US FDA approves Biogen's ALS drug
April 25 (Reuters) - The U.S. Food and Drug Administration said on Tuesday it had approved Biogen Inc's (BIIB.O) drug for treating a form of amyotrophic lateral sclerosis (ALS), making it the first available treatment targeting a genetic cause of the disease.
The drug, branded as Qalsody, got a green light under the agency's accelerated approval pathway.
Biogen will be required to provide more data on the drug's effectiveness for it to remain on the market and for the FDA to grant traditional approval.
Qalsody's approval is based on data that showed it reduced levels of neurofilament protein, an indicator of nerve cell degeneration believed to be tied with progression of the symptoms of the disease.

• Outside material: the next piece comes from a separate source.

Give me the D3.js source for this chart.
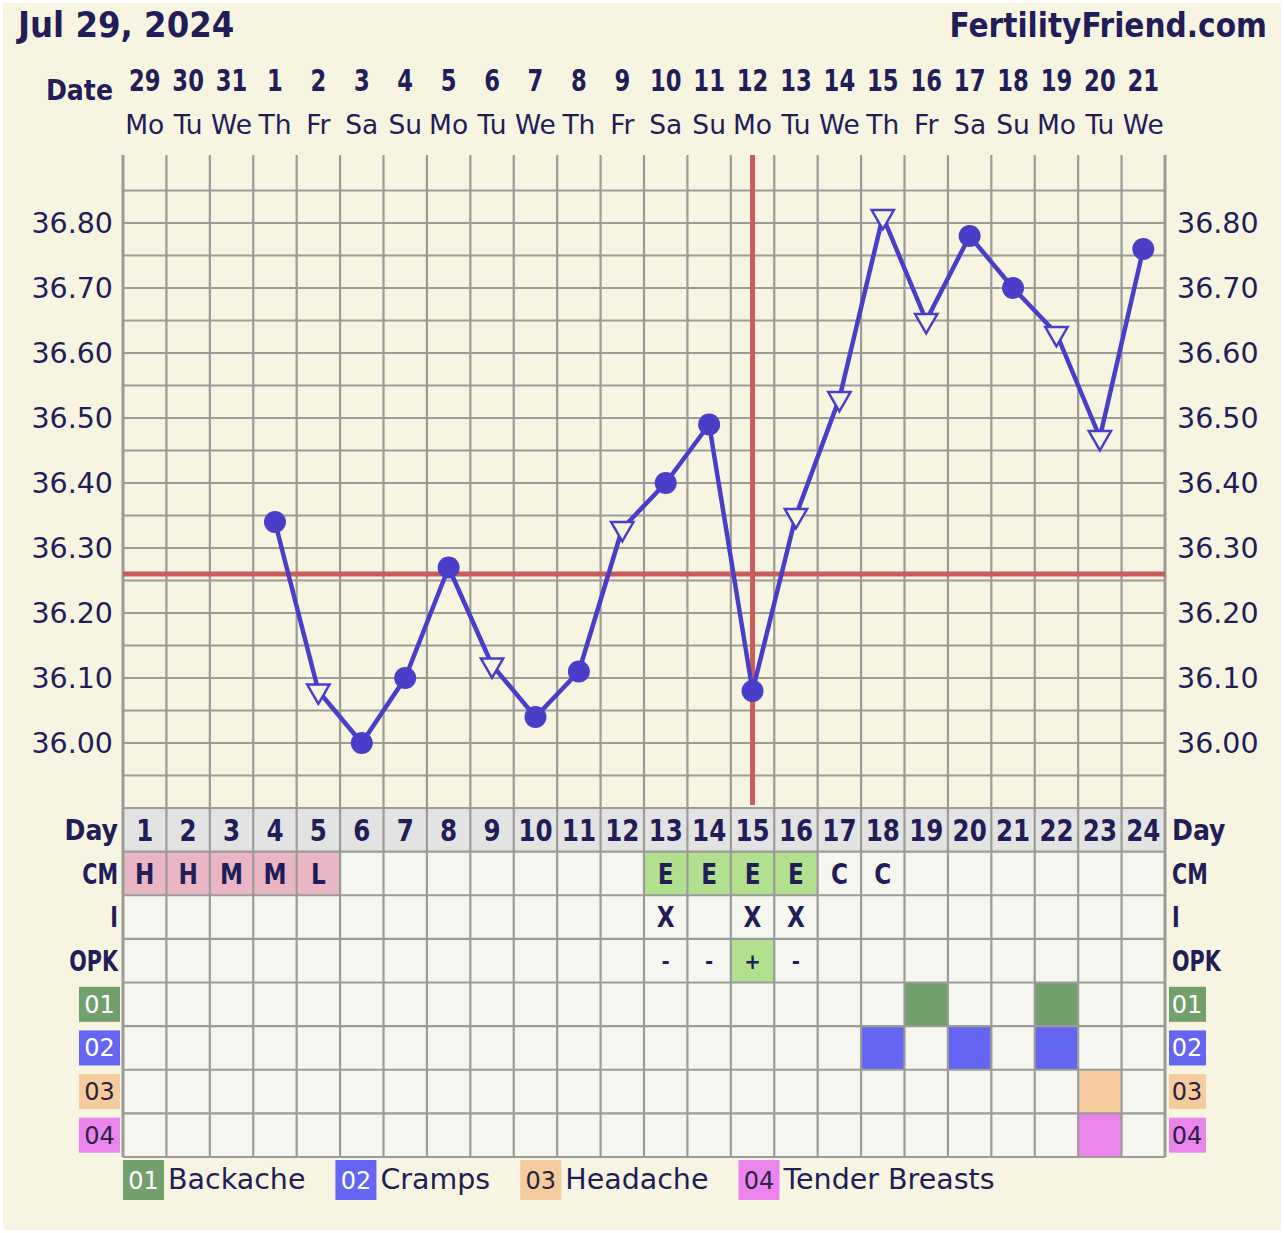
<!DOCTYPE html>
<html>
<head>
<meta charset="utf-8">
<script src="https://cdn.jsdelivr.net/npm/d3@7"></script>
<style>
  html, body { margin: 0; padding: 0; background: #ffffff; }
  svg { display: block; }
</style>
</head>
<body>
<svg id="chart" width="1284" height="1233"></svg>
<script>
// chart data
var cycleDays = [1, 2, 3, 4, 5, 6, 7, 8, 9, 10, 11, 12, 13, 14, 15, 16, 17, 18, 19, 20, 21, 22, 23, 24];
var dates = ["29", "30", "31", "1", "2", "3", "4", "5", "6", "7", "8", "9", "10", "11", "12", "13", "14", "15", "16", "17", "18", "19", "20", "21"];
var weekdays = ["Mo", "Tu", "We", "Th", "Fr", "Sa", "Su", "Mo", "Tu", "We", "Th", "Fr", "Sa", "Su", "Mo", "Tu", "We", "Th", "Fr", "Sa", "Su", "Mo", "Tu", "We"];
var temps = [null, null, null, 36.34, 36.08, 36.00, 36.10, 36.27, 36.12, 36.04, 36.11, 36.33, 36.40, 36.49, 36.08, 36.35, 36.53, 36.81, 36.65, 36.78, 36.70, 36.63, 36.47, 36.76];
var openDays = [5, 9, 12, 16, 17, 18, 19, 22, 23];   // triangle markers
var tempTicks = [36.00, 36.10, 36.20, 36.30, 36.40, 36.50, 36.60, 36.70, 36.80];
var coverline = 36.26;
var ovulationDay = 15;
var cervicalMucus = ["H", "H", "M", "M", "L", "", "", "", "", "", "", "", "E", "E", "E", "E", "C", "C", "", "", "", "", "", ""];
var intercourse = ["", "", "", "", "", "", "", "", "", "", "", "", "X", "", "X", "X", "", "", "", "", "", "", "", ""];
var opk = ["", "", "", "", "", "", "", "", "", "", "", "", "-", "-", "+", "-", "", "", "", "", "", "", "", ""];
var symptomCodes = ["01", "02", "03", "04"];
var symptomNames = ["Backache", "Cramps", "Headache", "Tender Breasts"];
var symptomDays = [[19, 22], [18, 20, 22], [23], [23]];

(function() {
  var navy = "#221d58";
  var lineColor = "#4a3ec8";
  var redColor = "#c95c5c";
  var gridColor = "#9b9b98";
  var pageBg = "#f7f4e1";
  var cellBg = "#f6f6f0";
  var dayRowBg = "#e3e3e3";
  var symptomColors = ["#72a06b", "#6565f3", "#f6cc9f", "#ec84ee"];
  var symptomText = ["#ffffff", "#ffffff", "#2a2440", "#2a2440"];
  var cmColors = {H: "#e8b6c5", M: "#e8b6c5", L: "#e8b6c5", E: "#b1e18e"};

  var condensed = "'DejaVu Sans Condensed', 'DejaVu Sans', sans-serif";
  var regular = "'DejaVu Sans', Verdana, sans-serif";

  var svg = d3.select("#chart");
  var left = 123, right = 1165, chartTop = 158, chartBottom = 808, tableBottom = 1157;

  var x = d3.scaleBand().domain(cycleDays).range([left, right]);
  var y = d3.scaleLinear().domain([35.90, 36.90]).range([chartBottom, chartTop]);
  var rowKeys = ["Day", "CM", "I", "OPK"].concat(symptomCodes);
  var row = d3.scaleBand().domain(rowKeys).range([chartBottom, tableBottom]);
  var cx = function(d) { return x(d) + x.bandwidth() / 2; };

  svg.append("rect").attr("x", 3).attr("y", 3).attr("width", 1278).attr("height", 1227).attr("fill", pageBg);

  // squeezed text helper
  function label(g, str, px, py, size, opts) {
    opts = opts || {};
    return g.append("text")
      .attr("transform", "translate(" + px + "," + py + ") scale(" + (opts.sx || 1) + ",1)")
      .attr("text-anchor", opts.anchor || "middle")
      .attr("font-family", opts.family || condensed)
      .attr("font-weight", opts.weight || "bold")
      .attr("font-size", size)
      .attr("fill", opts.fill || navy)
      .text(str);
  }

  // header
  var head = svg.append("g");
  label(head, "Jul 29, 2024", 18, 37, 36, {anchor: "start", sx: 1.0});
  label(head, "FertilityFriend.com", 1267, 37, 34, {anchor: "end", sx: 0.97});
  label(head, "Date", 113, 100, 28, {anchor: "end"});
  cycleDays.forEach(function(d, i) {
    label(head, dates[i], cx(d), 91, 30, {sx: 0.84});
    label(head, weekdays[i], cx(d), 134, 26.5, {family: regular, weight: "normal"});
  });

  // table cells
  var table = svg.append("g");
  rowKeys.forEach(function(k, r) {
    cycleDays.forEach(function(d, i) {
      var fill = r === 0 ? dayRowBg : cellBg;
      if (k === "CM" && cmColors[cervicalMucus[i]]) fill = cmColors[cervicalMucus[i]];
      if (k === "OPK" && opk[i] === "+") fill = "#b1e18e";
      var si = symptomCodes.indexOf(k);
      if (si >= 0 && symptomDays[si].indexOf(d) >= 0) fill = symptomColors[si];
      table.append("rect")
        .attr("x", x(d)).attr("y", row(k))
        .attr("width", x.bandwidth()).attr("height", row.bandwidth())
        .attr("fill", fill);
    });
  });

  // grid
  var grid = svg.append("g").attr("stroke", gridColor).attr("stroke-width", 2.2);
  grid.selectAll("line.h")
    .data(y.ticks(20).filter(function(t) { return t > 35.91 && t < 36.89; }))
    .enter().append("line")
    .attr("x1", left).attr("x2", right)
    .attr("y1", function(t) { return y(t); }).attr("y2", function(t) { return y(t); });
  grid.selectAll("line.r")
    .data(rowKeys.map(function(k) { return row(k); }).concat([tableBottom]))
    .enter().append("line")
    .attr("x1", left).attr("x2", right)
    .attr("y1", function(v) { return v; }).attr("y2", function(v) { return v; });
  grid.selectAll("line.v")
    .data(cycleDays.map(function(d) { return x(d); }).concat([right]))
    .enter().append("line")
    .attr("x1", function(v) { return v; }).attr("x2", function(v) { return v; })
    .attr("y1", 155).attr("y2", tableBottom)
    .attr("stroke-width", function(v, i) { return (i === 0 || i === 24) ? 3 : 2.2; });

  // table text
  var ttext = svg.append("g");
  cycleDays.forEach(function(d, i) {
    label(ttext, d, cx(d), row("Day") + 33, 31, {sx: 0.88});
    if (cervicalMucus[i]) label(ttext, cervicalMucus[i], cx(d), row("CM") + 32, 28, {sx: 0.92});
    if (intercourse[i]) label(ttext, intercourse[i], cx(d), row("I") + 32, 28, {sx: 0.92});
    if (opk[i]) label(ttext, opk[i], cx(d), row("OPK") + 30, 22);
  });
  ["Day", "CM", "I", "OPK"].forEach(function(k) {
    var sx = k === "Day" ? 1 : 0.82;
    label(ttext, k, 118, row(k) + 32, 28, {anchor: "end", sx: sx});
    label(ttext, k, 1172, row(k) + 32, 28, {anchor: "start", sx: sx});
  });
  symptomCodes.forEach(function(c, i) {
    var ry = row(c) + (row.bandwidth() - 35) / 2;
    ttext.append("rect").attr("x", 79).attr("y", ry).attr("width", 41).attr("height", 35).attr("fill", symptomColors[i]);
    label(ttext, c, 99.5, ry + 26, 24, {family: regular, weight: "normal", fill: symptomText[i]});
    ttext.append("rect").attr("x", 1169).attr("y", ry).attr("width", 37).attr("height", 35).attr("fill", symptomColors[i]);
    label(ttext, c, 1187, ry + 26, 24, {family: regular, weight: "normal", fill: symptomText[i]});
  });

  // temperature axes
  var axisL = svg.append("g").attr("transform", "translate(" + left + ",0)")
    .call(d3.axisLeft(y).tickValues(tempTicks).tickFormat(d3.format(".2f")).tickSize(0).tickPadding(10));
  var axisR = svg.append("g").attr("transform", "translate(" + right + ",0)")
    .call(d3.axisRight(y).tickValues(tempTicks).tickFormat(d3.format(".2f")).tickSize(0).tickPadding(12));
  [axisL, axisR].forEach(function(a) {
    a.select(".domain").remove();
    a.selectAll("text").attr("font-family", regular).attr("font-size", 28.5).attr("fill", navy);
  });

  // coverline + ovulation line
  svg.append("line")
    .attr("x1", left).attr("x2", right).attr("y1", y(coverline)).attr("y2", y(coverline))
    .attr("stroke", redColor).attr("stroke-width", 5);
  svg.append("line")
    .attr("x1", cx(ovulationDay)).attr("x2", cx(ovulationDay)).attr("y1", 155).attr("y2", 805)
    .attr("stroke", redColor).attr("stroke-width", 5);

  // temperatures
  var points = cycleDays.map(function(d, i) { return {day: d, t: temps[i]}; })
    .filter(function(p) { return p.t !== null; });
  svg.append("path")
    .datum(points)
    .attr("fill", "none").attr("stroke", lineColor).attr("stroke-width", 4.5).attr("stroke-linejoin", "round")
    .attr("d", d3.line().x(function(p) { return cx(p.day); }).y(function(p) { return y(p.t); }));
  svg.selectAll("circle.temp")
    .data(points.filter(function(p) { return openDays.indexOf(p.day) < 0; }))
    .enter().append("circle")
    .attr("cx", function(p) { return cx(p.day); }).attr("cy", function(p) { return y(p.t); })
    .attr("r", 11).attr("fill", lineColor);
  svg.selectAll("path.tri")
    .data(points.filter(function(p) { return openDays.indexOf(p.day) >= 0; }))
    .enter().append("path")
    .attr("d", d3.symbol().type(d3.symbolTriangle).size(215))
    .attr("transform", function(p) { return "translate(" + cx(p.day) + "," + y(p.t) + ") rotate(180)"; })
    .attr("fill", pageBg).attr("stroke", lineColor).attr("stroke-width", 2.5);

  // legend
  var legend = svg.append("g");
  var lx = left;
  symptomCodes.forEach(function(c, i) {
    legend.append("rect").attr("x", lx).attr("y", 1160).attr("width", 41).attr("height", 40).attr("fill", symptomColors[i]);
    label(legend, c, lx + 20.5, 1189, 24, {family: regular, weight: "normal", fill: symptomText[i]});
    var t = label(legend, symptomNames[i], lx + 45, 1189, 28.5, {family: regular, weight: "normal", anchor: "start"});
    lx = lx + 45 + t.node().getComputedTextLength() + 30;
  });
})();
</script>
</body>
</html>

The effect of the drug is "large enough that you can see that (the) disease is fundamentally different than it would have been if patients weren't on the drug", said Colin Quinn, a neurologist at Penn Medicine ahead of the approval.
Qalsody can be used to treat ALS patients with mutations in a specific gene that leads to accumulation of toxic levels of the superoxide dismutase 1 (SOD1) protein, and is designed to suppress its production.
A panel of FDA experts in March voted in favor of an accelerated approval, but the same panel voted that data from trials of the drug did not support full approval.
To confirm the drug's clinical benefit, Biogen is testing it in another late-stage study in patients who do not yet have symptoms.
Biogen said Qalsody will be priced within a range comparable to other recently launched ALS treatments. The company estimates out-of-pocket expense will be less than $50 per month for a majority of the patients, depending on their insurance plan.
Around 16,000 to 32,000 people have ALS in the U.S., of which 2% cases are associated with SOD1 gene mutations, according to government data.